Jason Paul Hutcheson, 32-year-old unemployed, who needed $1 million of medical treatment for the burns he received when his Hei Hei Road lab blew up, admitted the drugs charges today and is headed for the High Court for sentence in December.
And police repeated their warnings about the dangers faced by the community, drug makers, police, and firefighters because of the clandestine laboratories and the volatile chemicals they use.
"This danger is further compounded by the use of makeshift equipment and little attention to matters of safety," Police prosecutor Sergeant Ash Tabb told Christchurch District Court.
"Overseas experience has recorded a significant number of deaths from clan labs due to explosions, fires, and the generating of toxic gases.

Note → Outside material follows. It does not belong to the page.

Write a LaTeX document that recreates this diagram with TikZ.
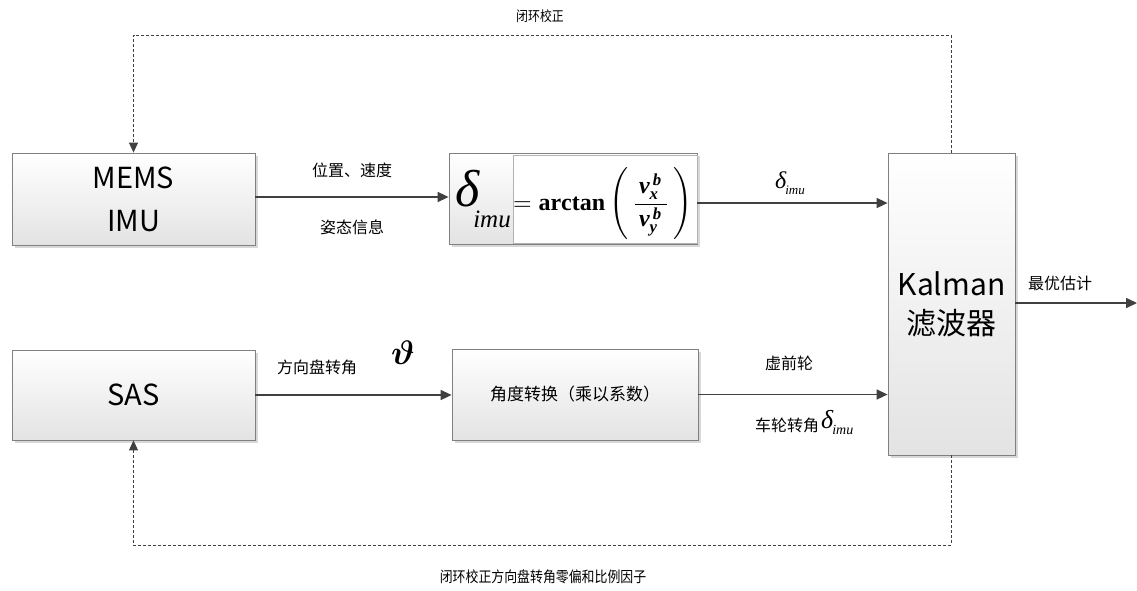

"It is reported in the United States that about 25 per cent of clandestine drug laboratories located by law enforcement agencies are found after they explode. These risks have now become a reality in New Zealand."
In 2000, there were nine clan labs found nationally. In 2006 there were 211.
Police said five people were at the house in Hei Hei Rd about 11pm on March 26.
Hutcheson had set up the laboratory in the laundry and spare bedroom.
He and a woman were in the bedroom, which also contained a 20 litre drum of tolulene and other drug paraphernalia.
He was in the initial stages of pseudoephedrine extraction, a process that requires tolulene and heat.
The flame ignited the tolulene which set fire to the room and Hutcheson's clothing.
The woman ran out warning the others there was going to be an explosion.
"Hutcheson ran from the room through the lounge and outside where the other occupants got some curtains to smother the flames," Mr Tabb said.
He was taken to another address where he decided to tell police he had been injured siphoning petrol, but another occupant told firefighters there was a methamphetamine laboratory in the house.
Firefighters saw the drum of tolulene expanding and contracting in the heat and got clear.
Police say the medical bill for Hutcheson was $1 million and the fire caused $133,000 damage to the rented house.
Hutcheson admitted selling ecstasy and LSD to an undercover constable, arson, and the methamphetamine charges.
Defence counsel Tony Garrett said there was no suggestion the methamphetamine was being produced commercially.
Judge Graeme Noble remanded Hutcheson in custody for a probation report and sentencing in the High Court on December 13.